Education is the social institution through which a society teaches its members the skills, knowledge, norms, and values they need to learn to become good, productive members of their society. As this definition makes clear, education is an important part of socialization. Education is both formal and informalFormal education is often referred to as schooling, and as this term implies, it occurs in schools under teachers, principals, and other specially trained professionals. Informal education may occur almost anywhere, but for young children it has traditionally occurred primarily in the home, with their parents as their instructors. Day care has become an increasingly popular venue in industrial societies for young children’s instruction, and education from the early years of life is thus more formal than it used to be.

Education in early America was only rarely formal.

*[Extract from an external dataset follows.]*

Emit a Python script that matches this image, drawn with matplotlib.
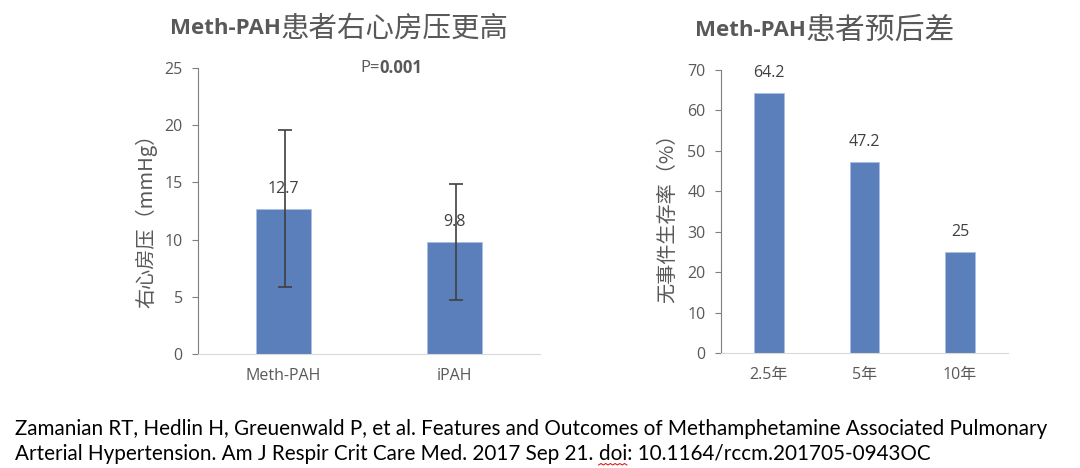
import matplotlib.pyplot as plt
import numpy as np

plt.rcParams['font.family'] = ['Open Sans', 'Noto Sans CJK SC', 'DejaVu Sans']

# 左图数据
groups = ['Meth-PAH', 'iPAH']
rap = [12.7, 9.8]
rap_err = [6.85, 5.1]

# 右图数据
years = ['2.5年', '5年', '10年']
survival = [64.2, 47.2, 25]

bar_color = '#5a7fba'
txt_gray = '#595959'
W, H = 1080, 468

fig = plt.figure(figsize=(10.8, 4.68), dpi=100)

def style_axes(ax):
    for s in ['top', 'right']:
        ax.spines[s].set_visible(False)
    ax.spines['left'].set_color('#7f7f7f')
    ax.spines['bottom'].set_color('#d9d9d9')
    ax.tick_params(axis='y', colors=txt_gray, labelsize=11.5, length=4, color='#7f7f7f', pad=7)
    ax.tick_params(axis='x', colors=txt_gray, labelsize=11.5, length=0, pad=10)

# 左图
ax1 = fig.add_axes([198 / W, 1 - 354 / H, 342 / W, 286 / H])
x1 = np.arange(len(groups))
ax1.bar(x1, rap, width=0.32, color=bar_color, edgecolor='#a9c0e0', linewidth=0.6)
ax1.errorbar(x1 + 0.01, rap, yerr=rap_err, fmt='none', ecolor='#404040',
             elinewidth=1.2, capsize=5, capthick=1.2)
ax1.set_xlim(-0.5, 1.5)
ax1.set_ylim(0, 25)
ax1.set_yticks(range(0, 26, 5))
ax1.set_xticks(x1)
ax1.set_xticklabels(groups)
style_axes(ax1)
for xi, v in zip(x1, rap):
    ax1.annotate(f'{v}', (xi, v), xytext=(0, 14), textcoords='offset points',
                 ha='center', va='center', fontsize=11.5, color='#404040')
p1 = fig.text(360 / W, 1 - 68 / H, 'P=', fontsize=12, color=txt_gray, ha='left', va='center')
fig.canvas.draw()
ax1.annotate('0.001', xy=(1, 0.5), xycoords=p1, va='center', ha='left',
             fontsize=12, color=txt_gray, fontweight='bold', annotation_clip=False)

# 右图
ax2 = fig.add_axes([721 / W, 1 - 353 / H, 287 / W, 283 / H])
x2 = np.arange(len(years))
ax2.bar(x2, survival, width=0.31, color=bar_color, edgecolor='#a9c0e0', linewidth=0.6)
ax2.set_xlim(-0.5, 2.5)
ax2.set_ylim(0, 70)
ax2.set_yticks(range(0, 71, 10))
ax2.set_xticks(x2)
ax2.set_xticklabels(years)
style_axes(ax2)
for xi, v in zip(x2, survival):
    ax2.annotate(f'{v}', (xi, v), xytext=(0, 14.5), textcoords='offset points',
                 ha='center', va='center', fontsize=11.5, color='#404040')

# 纵轴标题
fig.text(146 / W, 1 - 216 / H, '右心房压（mmHg）', rotation=90, fontsize=14.5, color=txt_gray,
         ha='center', va='center', family=['Noto Sans CJK SC'])
fig.text(668 / W, 1 - 213 / H, '无事件生存率（%）', rotation=90, fontsize=14.5, color=txt_gray,
         ha='center', va='center', family=['Noto Sans CJK SC'])

# 标题（英文加粗，中文常规）
t1 = fig.text(170 / W, 1 - 29 / H, 'Meth-PAH', fontsize=16, fontweight='bold',
              color=txt_gray, ha='left', va='center')
fig.canvas.draw()
ax1.annotate('患者右心房压更高', xy=(1, 0.5), xycoords=t1, va='center', ha='left',
             fontsize=20.5, color=txt_gray, annotation_clip=False,
             family=['Noto Sans CJK SC'])
t2 = fig.text(695 / W, 1 - 30 / H, 'Meth-PAH', fontsize=16, fontweight='bold',
              color=txt_gray, ha='left', va='center')
fig.canvas.draw()
ax2.annotate('患者预后差', xy=(1, 0.5), xycoords=t2, va='center', ha='left',
             fontsize=21.5, color=txt_gray, annotation_clip=False,
             family=['Noto Sans CJK SC'])

# 引用
cite1 = 'Zamanian RT, Hedlin H, Greuenwald P, et al. Features and Outcomes of Methamphetamine Associated Pulmonary'
cite2a = 'Arterial Hypertension. Am J Respir Crit Care Med. 2017 Sep 21. '
cite2b = 'doi: 10.1164/rccm.201705-0943OC'
csize = 14.85
cfont = dict(fontsize=csize, color='black', ha='left', va='center', family=['Lato', 'DejaVu Sans'])
fig.text(15 / W, 1 - 429 / H, cite1, **cfont)
c2 = fig.text(15 / W, 1 - 454 / H, cite2a, **cfont)
fig.canvas.draw()
c3 = ax1.annotate(cite2b, xy=(1, 0.5), xycoords=c2, annotation_clip=False, **cfont)
fig.canvas.draw()
r = fig.canvas.get_renderer()
bb = c3.get_window_extent(r)
# 拼写检查红色波浪线（doi 下方）
doi_w = fig.text(0, 0, 'doi', fontsize=csize, family=['Lato', 'DejaVu Sans'], alpha=0)
dw = doi_w.get_window_extent(r).width
wx = np.linspace(bb.x0, bb.x0 + dw, 13)
wy = (H - 465) + np.array([0, 1.5] * 7)[:13]
fig.add_artist(plt.Line2D(wx / W, wy / H, color='#e02020', linewidth=0.8))

fig.savefig('out.png', dpi=100)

During the colonial period, the Puritans in what is now Massachusetts required parents to teach their children to read and also required larger towns to have an elementary school, where children learned reading, writing, and religion. In general, though, schooling was not required in the colonies, and only about 10 percent of colonial children, usually just the wealthiest, went to school, although others became apprentices (Urban & Wagoner, 2008). [1]

To help unify the nation after the Revolutionary War, textbooks were written to standardize spelling and pronunciation and to instill patriotism and religious beliefs in students. At the same time, these textbooks included negative stereotypes of Native Americans and certain immigrant groups. The children going to school continued primarily to be those from wealthy families. By the mid-1800s, a call for free, compulsory education had begun, and compulsory education became widespread by the end of the century. This was an important development, as children from all social classes could now receive a free, formal education. Compulsory education was intended to further national unity and to teach immigrants “American” values. It also arose because of industrialization, as an industrial economy demanded reading, writing, and math skills much more than an agricultural economy had.

Free, compulsory education, of course, applied only to primary and secondary schools. Until the mid-1900s, very few people went to college, and those who did typically came from fairly wealthy families. After World War II, however, college enrollments soared, and today more people are attending college than ever before, even though college attendance is still related to social class, as we shall discuss shortly.



An important theme emerges from this brief history: Until very recently in the record of history, formal schooling was restricted to wealthy males. This means that boys who were not white and rich were excluded from formal schooling, as were virtually all girls, whose education was supposed to take place informally at home. Today, as we will see, race, ethnicity, social class, and, to some extent, gender continue to affect both educational achievement and the amount of learning occurring in schools.



In colonial America, only about 10 percent of children went to school, and these children tended to come from wealthy families. After the Revolutionary War, new textbooks helped standardize spelling and pronunciation and promote patriotism and religious beliefs, but these textbooks also included negative stereotypes of Native Americans.